The Fayette Citizen-Special Sections
Wednesday, March 24, 1999
Home & Garden

New Wholesale Plant Business Opens


By KAY S. PEDROTTI
Staff Writer

Because her father set such a good example, Lynn Henning has set up her wholesale plant business, Covered in Bloom, to do much more for the community than provide greenery.

Henning says her dad, the late David Hardy of Macon, "taught me from when I was just a little girl, how to grow plants and how to treat people." He built her first greenhouses, she adds, in 1994 when she gave up her real estate management job in Atlanta to start the home-based nursery because she needed to be close to her two young sons.

Hardy, whom Henning describes as "one of the most giving people on earth," died of cancer in 1995. It's his example that has led her to open up the wholesale business to individual customers, and to participate in "Partners in Education" and church fund-raising, Henning notes.

She continues a long-standing policy of giving plants to Fayette Senior Services and numerous county schools. Now parents and others can come to Covered in Bloom, mention the name of their favorite school when they purchase plants, and the nursery will keep track and send checks for a percentage of sale to those schools. There is no big "retail markup," she says, again because she feels strongly that "everyone should give back to their community as best they can."

Churches which want to fund a specific project, she says, such as youth trips, missions or special outreach projects, can receive the same percentages through agreements with Covered in Bloom.

The business has 62,000 square feet of greenhouse space and is kept "a squeaky-clean environment," Henning says, because of the danger from insects and diseases. She says the State Department of Agriculture inspectors say "they love to come out here because there's nothing for them to do." She pointed out a small area of wild grasses in an open area, noting the grasses would be uprooted "because I bet they're full of thrip," a tiny bug that sucks the life out of such popular plants as impatiens. "Sticky cards" hang in all the greenhouses, to trap bugs and alert the growers to problems as soon as possible.

Besides insects, Henning says her biggest worry is "the weather ... as an indoor farmer, I have come to have the utmost respect for those people who depend on outside crops for their living; I don't see how they do it."

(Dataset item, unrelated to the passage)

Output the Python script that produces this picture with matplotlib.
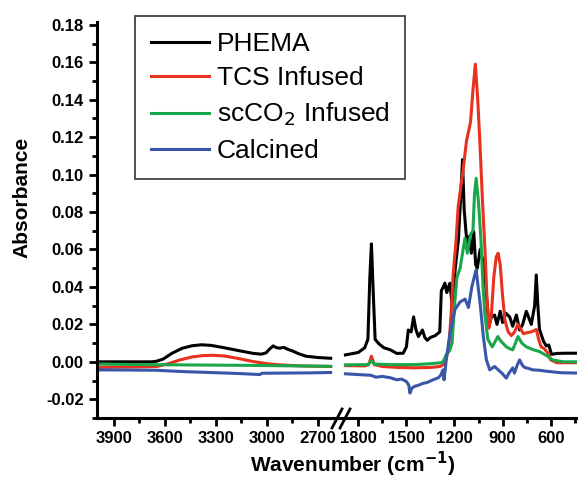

Covered in Bloom stocks huge quantities of hundreds of varieties of flowers, perennials and ornamentals, but no trees or large shrubs. Hennings says "I figure if I can't pick it up, I won't grow it." Most of the plants are propagated by her staff of 22, including office manager Kristin Kuhr and construction manager Don Roberts.

The perennial garden being developed at the entrance to the nursery also will include a "netted" area for butterfly habitat, Henning says. That will make school field trips more educational and exciting for children, she adds. Some of the butterfly-attracting plants will include angelonia, scabiosa, verbena and pinta, she notes.

Now a single mother, Henning says she manages only with the help of a nanny, Mary Pridgeon. Taylor, 7, is a Brooks Elementary School student, and Connor, 4, goes to preschool. The boys are noted in a "decorated" cement area as "future CEO's." The business also supports seven dogs, four cats and four rabbits (who are not allowed in the greenhouses).

"If you'll look you may see where I still write notes to my father and put them around," Henning says. "I just try to do what he would do, and I've been blessed because people seem to like my products and the way I conduct business."